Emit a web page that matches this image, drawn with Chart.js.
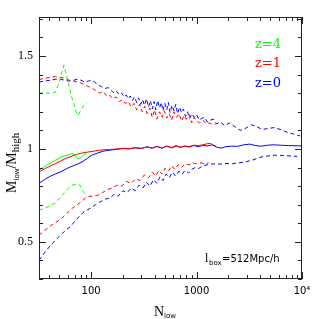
<!DOCTYPE html>
<html>
<head>
<meta charset="utf-8">
<script src="https://cdn.jsdelivr.net/npm/chart.js@4"></script>
<style>
  html, body { margin: 0; padding: 0; background: #fff; }
  canvas { display: block; }
</style>
</head>
<body>
<canvas id="chart" width="319" height="319"></canvas>
<script>
// x = N_low, y = M_low / M_high
const xTicks = [100, 1000, 10000];
const xTickLabels = ['100', '1000', '10\u2074'];
const xMinorTicks = [40, 50, 60, 70, 80, 90, 200, 300, 400, 500, 600, 700, 800, 900,
                     2000, 3000, 4000, 5000, 6000, 7000, 8000, 9000];
const yTicks = [0.5, 1, 1.5];
const yTickLabels = ['0.5', '1', '1.5'];
const yMinorTicks = [0.3, 0.4, 0.6, 0.7, 0.8, 0.9, 1.1, 1.2, 1.3, 1.4, 1.6, 1.7];

// z=4 (green)
const greenUpN = [32, 36, 41, 46, 51, 55, 60, 66, 72, 75, 80, 86, 91];
const greenUpV = [1.30, 1.30, 1.30, 1.305, 1.38, 1.45, 1.37, 1.27, 1.20, 1.18, 1.21, 1.24, 1.25];
const greenMidN = [32, 36, 41, 46, 51, 56, 62, 66, 70, 75, 80, 86, 92];
const greenMidV = [0.885, 0.905, 0.925, 0.94, 0.955, 0.963, 0.97, 0.975, 0.97, 0.945, 0.955, 0.97, 0.98];
const greenLowN = [32, 36, 41, 46, 51, 56, 60, 66, 72, 78, 84, 91];
const greenLowV = [0.67, 0.68, 0.695, 0.71, 0.74, 0.765, 0.785, 0.805, 0.81, 0.805, 0.77, 0.745];

// z=1 (red)
const redUpN = [32, 36, 41, 46, 51, 56, 62, 68, 74, 80, 87, 95, 100, 110, 120, 130, 140, 150, 160, 172,
                185, 198, 210, 225, 240, 255, 270, 288, 305, 322, 340, 360, 380, 400, 420, 445, 470, 495,
                520, 550, 580, 610, 645, 680, 720, 760, 800, 850, 900, 950, 1000, 1070, 1150, 1230, 1320,
                1420, 1520];
const redUpV = [1.373, 1.38, 1.385, 1.39, 1.385, 1.38, 1.37, 1.365, 1.36, 1.355, 1.345, 1.335, 1.33, 1.315,
                1.30, 1.31, 1.285, 1.29, 1.27, 1.28, 1.255, 1.265, 1.245, 1.255, 1.225, 1.245, 1.21, 1.24,
                1.20, 1.23, 1.19, 1.22, 1.17, 1.21, 1.16, 1.20, 1.17, 1.205, 1.165, 1.19, 1.155, 1.20, 1.17,
                1.19, 1.15, 1.18, 1.16, 1.185, 1.14, 1.17, 1.15, 1.14, 1.155, 1.135, 1.14, 1.13, 1.135];
const redMidN = [32, 36, 41, 46, 51, 58, 66, 74, 82, 92, 104, 115, 130, 150, 175, 200, 230, 260, 300, 340,
                 380, 420, 470, 520, 580, 640, 700, 770, 850, 940, 1040, 1150, 1260, 1350, 1450, 1530];
const redMidV = [0.876, 0.893, 0.908, 0.922, 0.934, 0.95, 0.962, 0.972, 0.978, 0.983, 0.987, 0.992, 0.995,
                 0.997, 1.0, 1.003, 1.002, 1.006, 1.004, 1.01, 1.006, 1.012, 1.005, 1.014, 1.008, 1.015,
                 1.01, 1.016, 1.012, 1.02, 1.018, 1.022, 1.028, 1.03, 1.02, 1.015];
const redLowN = [32, 36, 41, 46, 51, 58, 66, 74, 80, 88, 95, 104, 115, 128, 142, 158, 175, 195, 215, 240,
                 265, 290, 320, 350, 380, 410, 440, 470, 500, 540, 580, 620, 670, 720, 780, 850, 920, 1000,
                 1100, 1200, 1300];
const redLowV = [0.536, 0.56, 0.585, 0.605, 0.62, 0.65, 0.68, 0.70, 0.715, 0.735, 0.745, 0.745, 0.75, 0.765,
                 0.78, 0.79, 0.805, 0.80, 0.825, 0.815, 0.84, 0.83, 0.86, 0.845, 0.875, 0.855, 0.885, 0.865,
                 0.895, 0.88, 0.91, 0.89, 0.915, 0.90, 0.92, 0.915, 0.925, 0.92, 0.925, 0.92, 0.925];

// z=0 (blue)
const blueUpN = [32, 36, 41, 46, 51, 56, 62, 68, 74, 80, 87, 94, 100, 108, 116, 125, 135, 145, 155, 165,
                 175, 185, 195, 205, 215, 225, 235, 245, 258, 270, 282, 295, 308, 320, 335, 350, 365, 380,
                 395, 410, 428, 445, 463, 480, 500, 520, 540, 560, 585, 610, 635, 660, 690, 720, 750, 785,
                 820, 860, 900, 950, 1000, 1060, 1120, 1190, 1260, 1350, 1450, 1550, 1680, 1850, 2050,
                 2300, 2600, 2800, 3300, 3700, 4200, 4800, 5400, 6200, 7200, 8300, 9600];
const blueUpV = [1.36, 1.365, 1.37, 1.375, 1.375, 1.37, 1.365, 1.37, 1.375, 1.37, 1.36, 1.365, 1.37, 1.36,
                 1.345, 1.335, 1.325, 1.33, 1.315, 1.30, 1.31, 1.29, 1.30, 1.28, 1.29, 1.27, 1.285, 1.26,
                 1.28, 1.25, 1.275, 1.24, 1.265, 1.235, 1.27, 1.225, 1.26, 1.215, 1.255, 1.21, 1.26, 1.22,
                 1.25, 1.205, 1.245, 1.21, 1.25, 1.195, 1.235, 1.205, 1.24, 1.19, 1.225, 1.195, 1.215, 1.175,
                 1.2, 1.165, 1.19, 1.17, 1.185, 1.155, 1.165, 1.17, 1.145, 1.155, 1.16, 1.135, 1.145, 1.125,
                 1.14, 1.12, 1.10, 1.105, 1.13, 1.12, 1.105, 1.11, 1.115, 1.105, 1.09, 1.08, 1.07];
const blueMidN = [32, 36, 41, 46, 51, 58, 66, 74, 82, 92, 100, 114, 130, 150, 175, 200, 230, 260, 300, 340,
                  380, 420, 470, 520, 580, 640, 700, 770, 850, 940, 1040, 1150, 1260, 1400, 1550, 1700,
                  1900, 2150, 2450, 2800, 3200, 3600, 4100, 4700, 5400, 6300, 7500, 9000, 9900];
const blueMidV = [0.815, 0.835, 0.853, 0.866, 0.876, 0.893, 0.907, 0.918, 0.93, 0.95, 0.965, 0.977, 0.988,
                  0.993, 0.998, 1.002, 1.0, 1.006, 1.002, 1.012, 1.003, 1.014, 1.004, 1.016, 1.006, 1.018,
                  1.008, 1.015, 1.01, 1.018, 1.012, 1.02, 1.016, 1.022, 1.01, 1.004, 1.012, 1.015, 1.014,
                  1.022, 1.026, 1.018, 1.015, 1.02, 1.022, 1.02, 1.018, 1.017, 1.016];
const blueLowN = [32, 36, 41, 46, 51, 58, 63, 70, 78, 87, 98, 110, 122, 136, 150, 165, 180, 200, 220, 240,
                  262, 285, 310, 335, 362, 390, 420, 450, 480, 515, 550, 590, 630, 680, 730, 780, 840, 900,
                  970, 1050, 1150, 1280, 1450, 1650, 1900, 2200, 2500, 2900, 3400, 4000, 4700, 5500, 6500,
                  7700, 9000];
const blueLowV = [0.40, 0.44, 0.48, 0.51, 0.535, 0.565, 0.58, 0.61, 0.64, 0.665, 0.68, 0.70, 0.715, 0.73,
                  0.735, 0.755, 0.745, 0.775, 0.765, 0.79, 0.775, 0.805, 0.79, 0.82, 0.80, 0.835, 0.815,
                  0.85, 0.83, 0.865, 0.845, 0.875, 0.855, 0.88, 0.865, 0.885, 0.87, 0.89, 0.90, 0.895, 0.91,
                  0.915, 0.92, 0.918, 0.922, 0.92, 0.925, 0.93, 0.94, 0.955, 0.962, 0.966, 0.965, 0.962, 0.96];

const GREEN = '#00ff00', RED = '#ff0000', BLUE = '#0000ff';

function pts(n, v) {
    return n.map((x, i) => ({ x: x, y: v[i] }));
}

function series(n, v, color, dashed) {
    return {
        data: pts(n, v),
        borderColor: color,
        borderWidth: 1,
        borderDash: dashed ? [4, 3] : [],
        pointRadius: 0,
        fill: false,
        tension: 0,
        showLine: true
    };
}

// inward tick marks, frame and the text labels
const framePlugin = {
    id: 'frame',
    afterDatasetsDraw(chart) {
        const { ctx, chartArea: a, scales: { x, y } } = chart;
        ctx.save();
        ctx.strokeStyle = '#222';
        ctx.lineWidth = 1;
        ctx.strokeRect(a.left + 0.5, a.top + 0.5, a.right - a.left - 1, a.bottom - a.top - 1);

        ctx.beginPath();
        const yTick = (v, len) => {
            const p = Math.round(y.getPixelForValue(v)) + 0.5;
            ctx.moveTo(a.left, p); ctx.lineTo(a.left + len, p);
            ctx.moveTo(a.right, p); ctx.lineTo(a.right - len, p);
        };
        const xTick = (v, len) => {
            const p = Math.round(x.getPixelForValue(v)) + 0.5;
            ctx.moveTo(p, a.bottom); ctx.lineTo(p, a.bottom - len);
            ctx.moveTo(p, a.top); ctx.lineTo(p, a.top + len);
        };
        yTicks.forEach(v => yTick(v, 7));
        yMinorTicks.forEach(v => yTick(v, 4));
        xTicks.forEach(v => xTick(v, 7));
        xMinorTicks.forEach(v => xTick(v, 4));
        ctx.stroke();

        // legend text
        ctx.textAlign = 'right';
        ctx.textBaseline = 'alphabetic';
        ctx.font = '13px "DejaVu Serif"';
        ctx.fillStyle = GREEN; ctx.fillText('z=4', 281, 48);
        ctx.fillStyle = RED; ctx.fillText('z=1', 281, 67);
        ctx.fillStyle = BLUE; ctx.fillText('z=0', 281, 87);

        // box size label
        ctx.fillStyle = '#000';
        ctx.textAlign = 'left';
        ctx.font = '12px "Liberation Serif"';
        ctx.fillText('l', 205, 262);
        ctx.font = '7px "DejaVu Sans"';
        ctx.fillText('box', 209, 265);
        ctx.font = '10px "DejaVu Sans"';
        ctx.fillText('=512Mpc/h', 222, 262);

        // x title
        ctx.font = '14px "Liberation Serif"';
        ctx.fillText('N', 154, 316);
        ctx.font = '7px "DejaVu Sans"';
        ctx.fillText('low', 164, 318);

        // y title, rotated
        ctx.translate(16, 193);
        ctx.rotate(-Math.PI / 2);
        let cx = 0;
        const part = (t, font, dy) => {
            ctx.font = font;
            ctx.fillText(t, cx, dy);
            cx += ctx.measureText(t).width;
        };
        part('M', '14px "Liberation Serif"', 0);
        part('low', '7px "DejaVu Sans"', 3);
        part('/', '14px "Liberation Serif"', 0);
        part('M', '14px "Liberation Serif"', 0);
        part('high', '11px "Liberation Serif"', 3);
        ctx.restore();
    }
};

new Chart(document.getElementById('chart'), {
    type: 'scatter',
    data: {
        datasets: [
            series(greenUpN, greenUpV, GREEN, true),
            series(greenMidN, greenMidV, GREEN, false),
            series(greenLowN, greenLowV, GREEN, true),
            series(redUpN, redUpV, RED, true),
            series(redMidN, redMidV, RED, false),
            series(redLowN, redLowV, RED, true),
            series(blueUpN, blueUpV, BLUE, true),
            series(blueMidN, blueMidV, BLUE, false),
            series(blueLowN, blueLowV, BLUE, true)
        ]
    },
    options: {
        responsive: false,
        animation: false,
        devicePixelRatio: 1,
        layout: { padding: { top: 17, right: 17, left: 0, bottom: 0 } },
        plugins: { legend: { display: false }, tooltip: { enabled: false } },
        scales: {
            x: {
                type: 'logarithmic',
                min: 32,
                max: 10000,
                grid: { display: false, drawTicks: false },
                border: { display: false },
                afterBuildTicks: s => { s.ticks = xTicks.map(v => ({ value: v })); },
                afterFit: s => { s.height = 40; },
                ticks: {
                    autoSkip: false,
                    maxRotation: 0,
                    padding: 6,
                    color: '#000',
                    font: { family: 'DejaVu Sans', size: 10 },
                    callback: v => xTickLabels[xTicks.indexOf(v)]
                }
            },
            y: {
                type: 'linear',
                min: 0.3,
                max: 1.71,
                grid: { display: false, drawTicks: false },
                border: { display: false },
                afterBuildTicks: s => { s.ticks = yTicks.map(v => ({ value: v })); },
                afterFit: s => { s.width = 39; },
                ticks: {
                    autoSkip: false,
                    padding: 6,
                    color: '#000',
                    font: { family: 'Liberation Serif', size: 12 },
                    callback: v => yTickLabels[yTicks.indexOf(v)]
                }
            }
        }
    },
    plugins: [framePlugin]
});
</script>
</body>
</html>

__________

EXERCISE PROMPT: Each line from the top of the material through the line containing "0.805, 0.77, 0.745];" should be reproduced exactly; please drop any images.

THE COMPLETED TASK:
Emit a web page that matches this image, drawn with Chart.js.
<!DOCTYPE html>
<html>
<head>
<meta charset="utf-8">
<script src="https://cdn.jsdelivr.net/npm/chart.js@4"></script>
<style>
  html, body { margin: 0; padding: 0; background: #fff; }
  canvas { display: block; }
</style>
</head>
<body>
<canvas id="chart" width="319" height="319"></canvas>
<script>
// x = N_low, y = M_low / M_high
const xTicks = [100, 1000, 10000];
const xTickLabels = ['100', '1000', '10\u2074'];
const xMinorTicks = [40, 50, 60, 70, 80, 90, 200, 300, 400, 500, 600, 700, 800, 900,
                     2000, 3000, 4000, 5000, 6000, 7000, 8000, 9000];
const yTicks = [0.5, 1, 1.5];
const yTickLabels = ['0.5', '1', '1.5'];
const yMinorTicks = [0.3, 0.4, 0.6, 0.7, 0.8, 0.9, 1.1, 1.2, 1.3, 1.4, 1.6, 1.7];

// z=4 (green)
const greenUpN = [32, 36, 41, 46, 51, 55, 60, 66, 72, 75, 80, 86, 91];
const greenUpV = [1.30, 1.30, 1.30, 1.305, 1.38, 1.45, 1.37, 1.27, 1.20, 1.18, 1.21, 1.24, 1.25];
const greenMidN = [32, 36, 41, 46, 51, 56, 62, 66, 70, 75, 80, 86, 92];
const greenMidV = [0.885, 0.905, 0.925, 0.94, 0.955, 0.963, 0.97, 0.975, 0.97, 0.945, 0.955, 0.97, 0.98];
const greenLowN = [32, 36, 41, 46, 51, 56, 60, 66, 72, 78, 84, 91];
const greenLowV = [0.67, 0.68, 0.695, 0.71, 0.74, 0.765, 0.785, 0.805, 0.81, 0.805, 0.77, 0.745];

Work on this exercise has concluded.